### Challenge:
Skip the pictures. Set down, word for word, the lines from the start of the material up to and including the line with "from matplotlib.ticker import".

### Dataset content:
>> begin

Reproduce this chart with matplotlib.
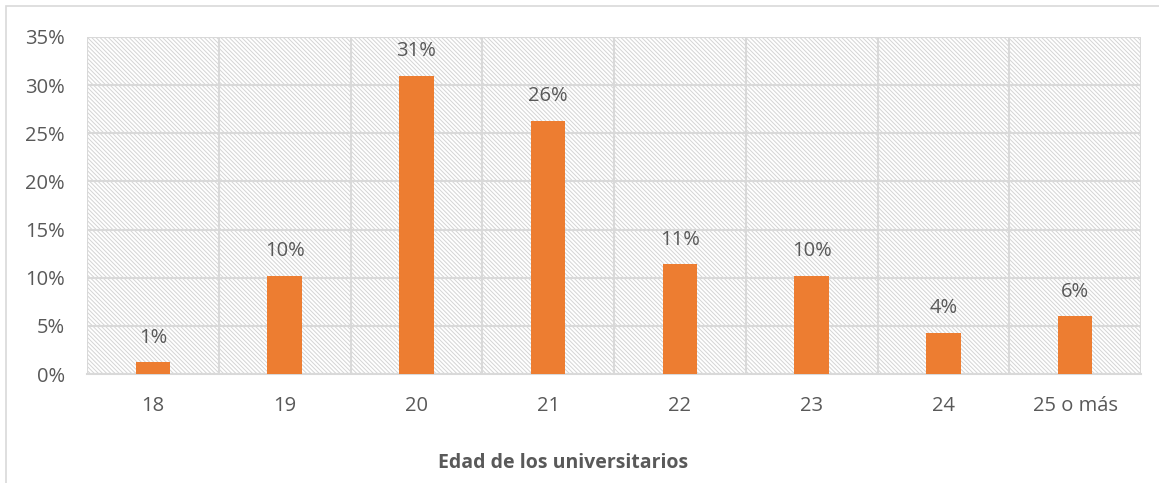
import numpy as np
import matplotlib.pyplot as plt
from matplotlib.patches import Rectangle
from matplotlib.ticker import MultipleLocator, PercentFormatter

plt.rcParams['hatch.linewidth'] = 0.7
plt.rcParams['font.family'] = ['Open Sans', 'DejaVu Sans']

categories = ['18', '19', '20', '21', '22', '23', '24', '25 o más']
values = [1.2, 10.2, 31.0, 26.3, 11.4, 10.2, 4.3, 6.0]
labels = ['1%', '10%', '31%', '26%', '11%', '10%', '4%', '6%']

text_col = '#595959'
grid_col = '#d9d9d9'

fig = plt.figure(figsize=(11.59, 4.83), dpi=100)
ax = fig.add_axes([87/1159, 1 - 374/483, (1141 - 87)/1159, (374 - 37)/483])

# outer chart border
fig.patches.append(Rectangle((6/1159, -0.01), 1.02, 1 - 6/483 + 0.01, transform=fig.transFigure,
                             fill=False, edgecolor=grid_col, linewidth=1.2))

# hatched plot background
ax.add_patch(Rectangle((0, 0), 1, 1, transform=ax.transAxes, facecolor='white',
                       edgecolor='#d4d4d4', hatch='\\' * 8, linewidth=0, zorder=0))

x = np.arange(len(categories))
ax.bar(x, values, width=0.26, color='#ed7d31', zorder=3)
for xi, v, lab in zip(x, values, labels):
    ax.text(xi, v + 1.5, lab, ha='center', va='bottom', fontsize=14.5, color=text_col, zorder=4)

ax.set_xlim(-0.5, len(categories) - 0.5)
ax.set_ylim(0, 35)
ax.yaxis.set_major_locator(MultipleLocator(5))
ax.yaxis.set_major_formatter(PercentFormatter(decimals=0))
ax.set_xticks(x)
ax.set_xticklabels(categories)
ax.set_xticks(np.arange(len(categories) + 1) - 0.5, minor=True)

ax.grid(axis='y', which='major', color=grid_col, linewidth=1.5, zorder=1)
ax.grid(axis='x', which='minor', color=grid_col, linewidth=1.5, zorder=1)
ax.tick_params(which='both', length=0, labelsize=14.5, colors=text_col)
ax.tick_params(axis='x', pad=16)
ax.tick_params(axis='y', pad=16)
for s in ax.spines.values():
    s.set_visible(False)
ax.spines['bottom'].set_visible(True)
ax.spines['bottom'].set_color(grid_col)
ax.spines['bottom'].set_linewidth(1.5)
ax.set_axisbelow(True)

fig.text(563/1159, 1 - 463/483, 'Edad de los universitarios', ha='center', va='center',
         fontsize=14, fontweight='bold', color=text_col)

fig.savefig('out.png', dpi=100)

>> end

### Finished exercise:
Reproduce this chart with matplotlib.
import numpy as np
import matplotlib.pyplot as plt
from matplotlib.patches import Rectangle
from matplotlib.ticker import MultipleLocator, PercentFormatter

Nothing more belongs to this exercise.